Member of the Mississippi State Senate from the 26th district
- Member
- Assumed office January 6, 2026
- Preceded by: John Horhn

Personal details
- Born: January 7, 1983 (age 43)
- Party: Democratic
- Alma mater: Mississippi State University (BA) Mississippi College School of Law (JD)
- Website: kmumford4senate.com

= Kamesha Mumford =

American politician

Kamesha Brown Mumford is an American politician who serves as a member of the Mississippi State Senate for the 26th district. A member of the Democratic Party, Mumford was elected in a special election in 2025.

== Early life ==
Kamesha Mumford was born in Canton, Mississippi. She earned a bachelor's degree in political science with a concentration in women's studies from Mississippi State University and a Juris Doctor from the Mississippi College School of Law.

== Career ==
Mumford works as an attorney in Jackson, Mississippi, focusing in real estate and tax sale law.

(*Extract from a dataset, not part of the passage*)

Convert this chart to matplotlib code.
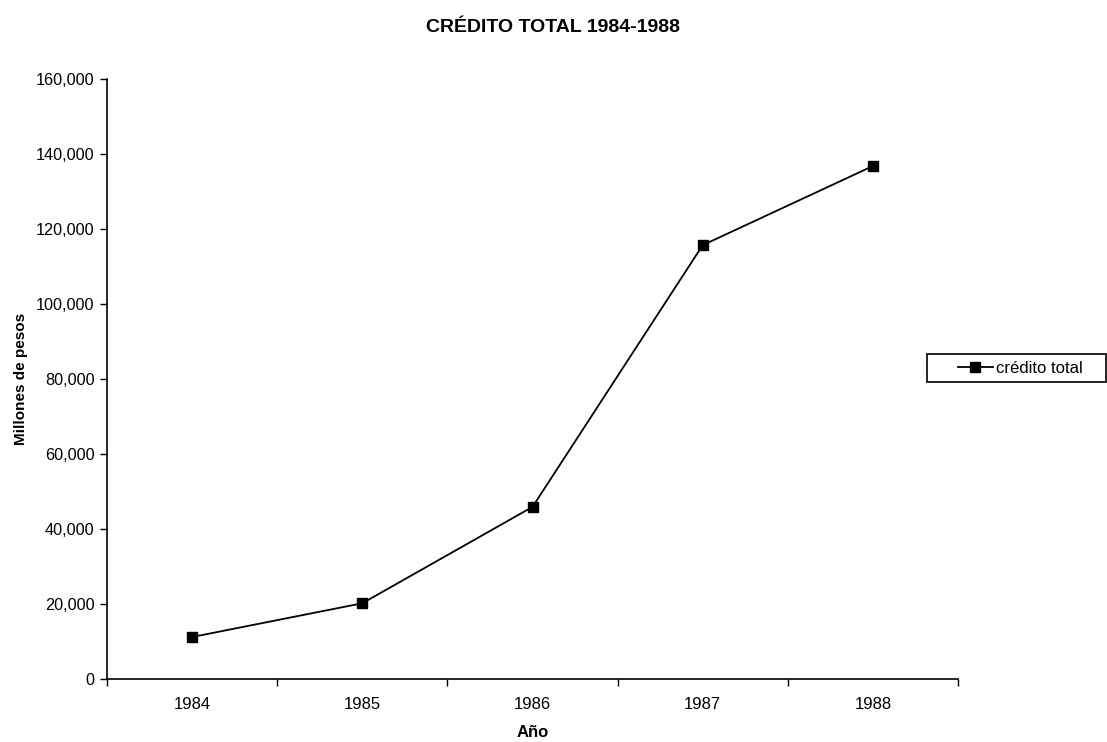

She is a founding partner of Mumford & Mumford Law, which she runs with her husband, Hinds County Prosecuting Attorney Gerald Mumford.

She previously served as a municipal court judge in Canton, Mississippi, a position she occupied since 2013 before joining the state senate. She was elected as the president of the Mississippi Municipal Judges Association in 2017.

== Personal life ==
She is married to Gerald Mumford. They have two children.